Dataset extract:
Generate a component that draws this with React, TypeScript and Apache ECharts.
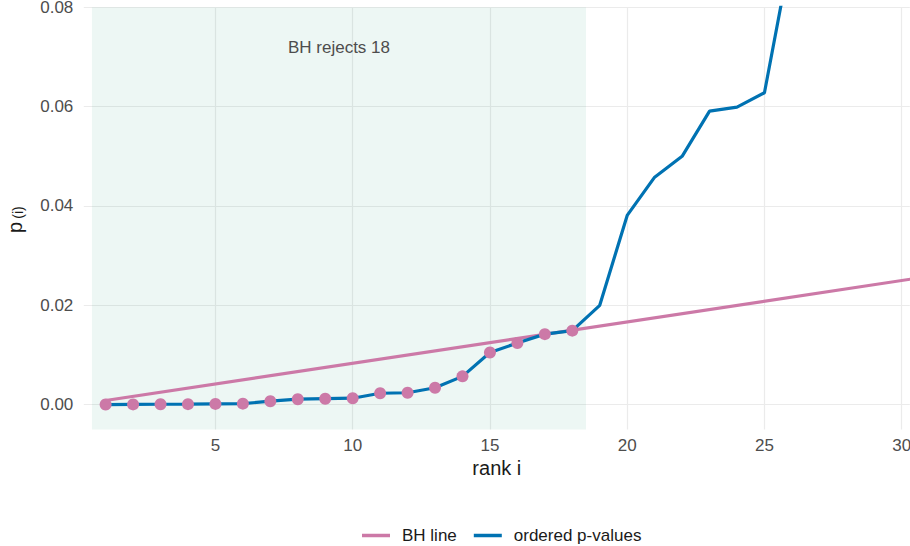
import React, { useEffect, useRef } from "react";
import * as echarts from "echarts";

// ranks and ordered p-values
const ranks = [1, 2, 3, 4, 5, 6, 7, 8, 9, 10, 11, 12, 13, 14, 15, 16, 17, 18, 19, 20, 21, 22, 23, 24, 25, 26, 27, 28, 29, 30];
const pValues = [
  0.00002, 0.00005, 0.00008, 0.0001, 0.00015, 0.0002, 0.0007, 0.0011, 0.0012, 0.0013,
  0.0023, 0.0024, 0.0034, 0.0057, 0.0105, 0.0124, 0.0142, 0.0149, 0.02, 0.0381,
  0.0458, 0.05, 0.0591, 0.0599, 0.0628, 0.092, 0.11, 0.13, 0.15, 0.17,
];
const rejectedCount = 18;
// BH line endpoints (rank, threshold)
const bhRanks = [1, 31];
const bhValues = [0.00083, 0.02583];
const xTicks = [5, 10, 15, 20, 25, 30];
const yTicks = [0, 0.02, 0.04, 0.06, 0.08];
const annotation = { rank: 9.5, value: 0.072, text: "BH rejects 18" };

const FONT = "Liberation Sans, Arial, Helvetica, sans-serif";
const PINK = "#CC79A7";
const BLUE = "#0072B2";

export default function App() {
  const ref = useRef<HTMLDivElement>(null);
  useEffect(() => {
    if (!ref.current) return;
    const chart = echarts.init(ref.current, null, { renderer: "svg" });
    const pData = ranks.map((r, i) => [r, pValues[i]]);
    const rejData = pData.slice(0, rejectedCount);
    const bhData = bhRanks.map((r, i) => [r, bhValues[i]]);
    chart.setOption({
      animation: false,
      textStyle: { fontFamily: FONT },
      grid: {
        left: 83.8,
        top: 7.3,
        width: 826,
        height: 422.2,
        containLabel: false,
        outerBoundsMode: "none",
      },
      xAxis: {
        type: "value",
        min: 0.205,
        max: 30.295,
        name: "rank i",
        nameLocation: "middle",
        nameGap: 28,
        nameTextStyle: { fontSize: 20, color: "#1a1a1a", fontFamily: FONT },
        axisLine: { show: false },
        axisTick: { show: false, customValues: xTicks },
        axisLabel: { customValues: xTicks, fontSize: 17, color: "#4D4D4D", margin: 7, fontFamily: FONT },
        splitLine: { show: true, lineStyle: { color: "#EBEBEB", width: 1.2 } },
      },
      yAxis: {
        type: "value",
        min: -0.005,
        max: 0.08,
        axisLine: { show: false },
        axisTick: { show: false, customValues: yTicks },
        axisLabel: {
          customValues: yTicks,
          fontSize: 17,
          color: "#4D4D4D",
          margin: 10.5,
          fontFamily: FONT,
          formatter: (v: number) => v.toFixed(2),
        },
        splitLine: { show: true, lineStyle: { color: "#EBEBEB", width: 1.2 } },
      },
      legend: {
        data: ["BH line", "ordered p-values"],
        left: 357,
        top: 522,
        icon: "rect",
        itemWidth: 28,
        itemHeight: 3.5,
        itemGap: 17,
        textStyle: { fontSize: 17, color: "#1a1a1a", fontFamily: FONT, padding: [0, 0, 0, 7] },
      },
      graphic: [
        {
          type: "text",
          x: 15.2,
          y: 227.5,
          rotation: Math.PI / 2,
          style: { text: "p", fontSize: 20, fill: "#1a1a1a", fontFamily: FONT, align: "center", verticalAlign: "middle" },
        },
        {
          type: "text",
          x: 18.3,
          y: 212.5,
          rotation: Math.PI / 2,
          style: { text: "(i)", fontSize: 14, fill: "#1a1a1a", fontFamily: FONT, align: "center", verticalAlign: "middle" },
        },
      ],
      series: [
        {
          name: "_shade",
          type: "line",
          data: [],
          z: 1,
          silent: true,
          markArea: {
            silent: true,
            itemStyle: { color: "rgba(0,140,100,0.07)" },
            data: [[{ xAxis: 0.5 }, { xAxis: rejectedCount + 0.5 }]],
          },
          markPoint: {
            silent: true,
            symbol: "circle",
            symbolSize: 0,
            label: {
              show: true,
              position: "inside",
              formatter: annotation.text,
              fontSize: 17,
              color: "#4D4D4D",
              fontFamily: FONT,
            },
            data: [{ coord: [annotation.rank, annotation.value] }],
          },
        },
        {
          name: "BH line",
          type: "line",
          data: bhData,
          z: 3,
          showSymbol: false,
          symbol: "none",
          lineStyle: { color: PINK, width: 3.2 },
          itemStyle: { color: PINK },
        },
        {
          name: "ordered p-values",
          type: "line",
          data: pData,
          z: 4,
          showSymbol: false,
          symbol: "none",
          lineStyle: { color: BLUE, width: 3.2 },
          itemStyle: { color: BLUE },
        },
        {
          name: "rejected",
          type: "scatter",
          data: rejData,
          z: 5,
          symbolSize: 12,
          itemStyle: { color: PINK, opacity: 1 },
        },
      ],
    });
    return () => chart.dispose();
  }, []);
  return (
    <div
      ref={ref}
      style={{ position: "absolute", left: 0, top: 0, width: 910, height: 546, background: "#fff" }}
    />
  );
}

Exercise description: Pull every line containing "React" from the data.

Solution for this exercise:
Generate a component that draws this with React, TypeScript and Apache ECharts.
import React, { useEffect, useRef } from "react";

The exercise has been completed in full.